Many of my friends are far away, or always busy, meanwhile my life is generally uneventful and I'm stuck in a place I don't want to be. Sometimes I don't think I'm cut out for any of this. Sometimes I feel so achingly alone, and rejected- it doesn't matter if I know I'm not. But I've spent more time with myself, learning what I need to do to see myself the way others see me. To love and accept myself.
I struggle with depression, but I've gotten to reconnect with my faith; life isn't really going the way I want, but I have learned to trust God's plan.
I get to be a part of different people's faith journey as a musician on my church's music team, and as a high school youth group leader. I went on a mission trip for the first time in 5 years. I bought my first car. I went to Puerto Rico.
In general, but especially because of the smorgasbord that is my life, the holidays aren't easy for me; it's not always easy for me to be cheery, and sometimes I just plain don't want to be cheery. But I'm working on it, and I'm getting there.
I'm not normally one to make new year's resolutions. But the idea of 2017 feels different, maybe more significant somehow. Like something is waiting for me.
I know more about myself now than I ever have, and I feel more like myself than I have in a while; I stopped thinking something is wrong with me. I'm a little unsteady, but I'm raring to jump head first into new possibilities.
So, to kick off a new year, I thought I'd share with you some rules of happiness that I came up with for myself a little while ago. Why share them now? Because I don't think I've been doing a very good job of following them, but I do think they would be great new year's resolutions for myself. They're also not traditionally what you'd think of as new year's resolutions, but more everyday type things.

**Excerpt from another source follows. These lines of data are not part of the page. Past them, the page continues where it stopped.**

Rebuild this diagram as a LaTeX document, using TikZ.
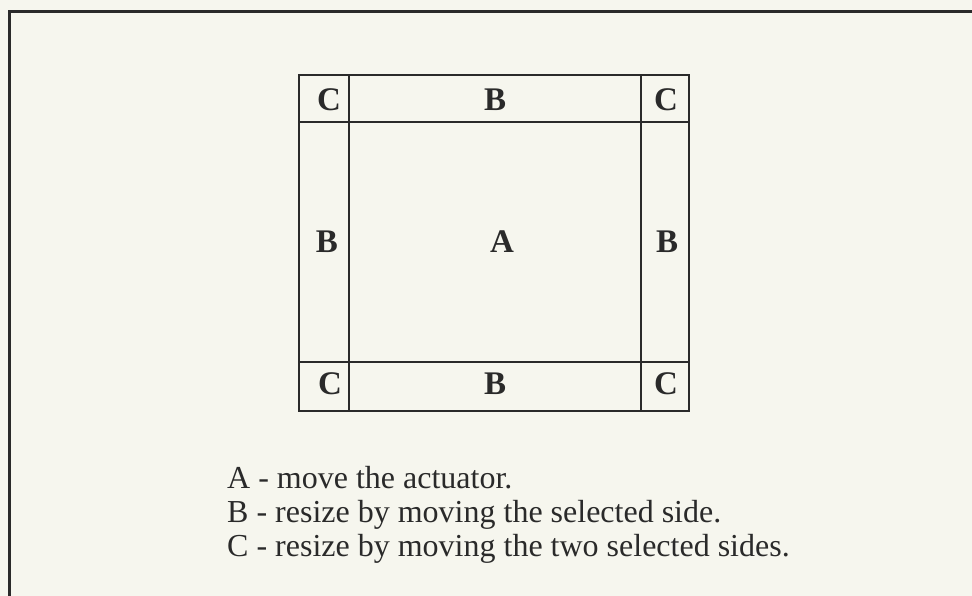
\documentclass[tikz,border=0pt]{standalone}
\usepackage{fontspec}
\setmainfont{Liberation Serif}
\definecolor{paper}{HTML}{F6F6EE}
\definecolor{ink}{HTML}{2A2A2A}
\tikzset{
  cell/.style={font=\fontsize{33}{33}\selectfont\bfseries, text=ink},
  grid/.style={draw=ink, line width=2.6pt},
  legend/.style={font=\fontsize{32}{34}\selectfont, text=ink, anchor=base west, inner sep=0pt}
}
\begin{document}
\begin{tikzpicture}[x=1pt,y=-1pt]
\fill[paper] (0,0) rectangle (972,596);
\useasboundingbox (0,0) rectangle (972,596);
\draw[draw=ink, line width=3pt] (9,600) -- (9,12) -- (980,12);
% square
\draw[grid] (299,75) rectangle (689,411);
\draw[grid] (349,75) -- (349,411);
\draw[grid] (641,75) -- (641,411);
\draw[grid] (299,122) -- (689,122);
\draw[grid] (299,362) -- (689,362);
% labels
\node[cell] (ctl) at (329,100) {C};
\node[cell] (bt) at (495,100) {B};
\node[cell] (ctr) at (666,100) {C};
\node[cell] (bl) at (327,242) {B};
\node[cell] (a) at (502,242) {A};
\node[cell] (br) at (667,242) {B};
\node[cell] (cbl) at (330,384) {C};
\node[cell] (bb) at (495,384) {B};
\node[cell] (cbr) at (666,384) {C};
% legend
\node[legend] (l1) at (227,488) {A - move the actuator.};
\node[legend] (l2) at (227,522) {B - resize by moving the selected side.};
\node[legend] (l3) at (227,556) {C - resize by moving the two selected sides.};
\end{tikzpicture}
\end{document}
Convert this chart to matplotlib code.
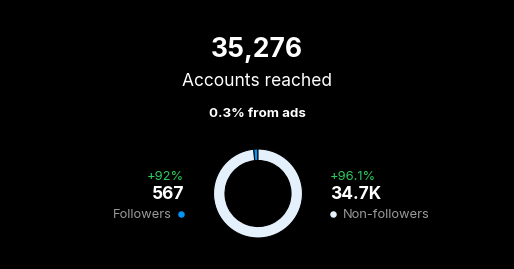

Devin's Rules for Life and Happiness:
1. Don't think about it.
2. Don't be content with melancholy.
3. Don't say or think negative things (be positive).
4. Remember to pray (talk to God).
5. Never give up.
6. Just be (be here now).
7. Trust God.
8. Choose love (give more love, say 'I love you' more).
9. Don't care too much how others perceive you.
10. Believe in yourself.
11. Take care of yourself.
12. Write at least a little every day.